I remain concerned by the failure of our military to even try to send help that day. The secondary question is whether for political reasons the administration tried to dismiss the attack as a video-related protest gone awry to support the notion that our wars were responsibly ending.
Those questions are related to my suspicion that there was command influence from the White House that the war was over and that nobody should act like we are at war to undermine the campaign narrative.
I've written many times that I don't believe it is true that we could not have sent troops to Benghazi to try to influence events as the crisis unfolded--as the State Department actually did (which would actually make Clinton look better if she wasn't so invested in the related video-caused explanation attempt).
Conclusions that we could not have affected the crisis as it did unfold rely on hindsight as to when the crisis ended.
My suspicions about the mindset of our senior leadership before that day is easily indicated by a blog post of mine on September 9, 2012:
The Department of Homeland Security is urging Americans to contemplate the supplies we'd need to cope with a zombie crisis:
Tongue firmly in cheek, the government urged citizens Thursday to prepare for a zombie apocalypse, part of a public health campaign to encourage better preparation for genuine disasters and emergencies. The theory: If you're prepared for a zombie attack, the same preparations will help during a hurricane, pandemic, earthquake or terrorist attack.
It's a shame we don't have a real world example of a threat.
Well, perhaps some man-caused disaster as a reason to prepare will come to mind in a couple days.
Under the circumstances, I'm deeply offended by the zombie preparation campaign.
Boy did we get a reminder in a couple days. We were (and remain) at war with murderous enemies who cared not one whit for the reelection theme that the wars were winding down.
Like I said, I want to know why our military in Europe didn't go to the sounds of the guns. That doesn't require "stand down" orders or secret arms cells in Benghazi or whatever else is out there as an accusation--and a distraction as far as I'm concerned.
UPDATE: For me, the testimony established that the administration was damned if it was going to admit in the weeks before the election that we were still at war with enemies far from defeated:
In the weeks before September 11, 2012, al-Qaeda saber-rattled about a potential Tehran 1979–style attack on the U.S. embassy in Cairo — perhaps they’d burn it to the ground, perhaps they’d take hostages to trade for American concessions like release of the Blind Sheikh (imprisoned for terrorism convictions in the U.S.).

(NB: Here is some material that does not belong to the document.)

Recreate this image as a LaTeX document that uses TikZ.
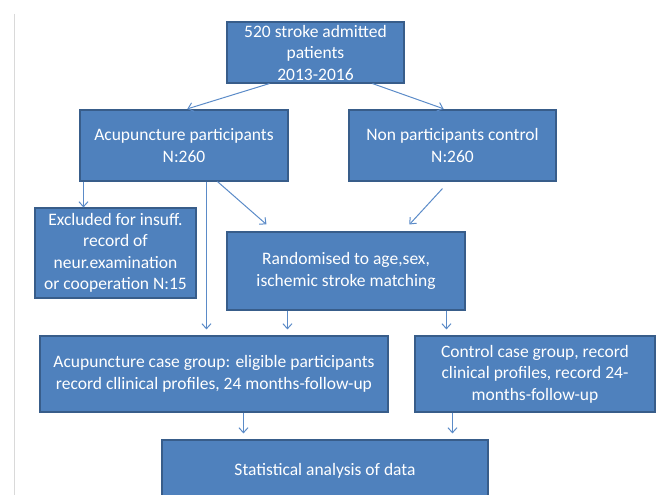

Administration officials knew there would be trouble on the eleventh anniversary of 9/11. They also knew that, if the trouble was perceived as the foreseeable fallout of their Islamist empowerment policy, it could mortally damage Obama’s 2012 reelection bid and Clinton’s 2016 election ambitions.
My suspicion is that the administration was determined to pretend the war was over--fast receding, for sure--and that this command influence was felt in the chain of command that suppressed the normal instinct in the military to move to the sound of the guns.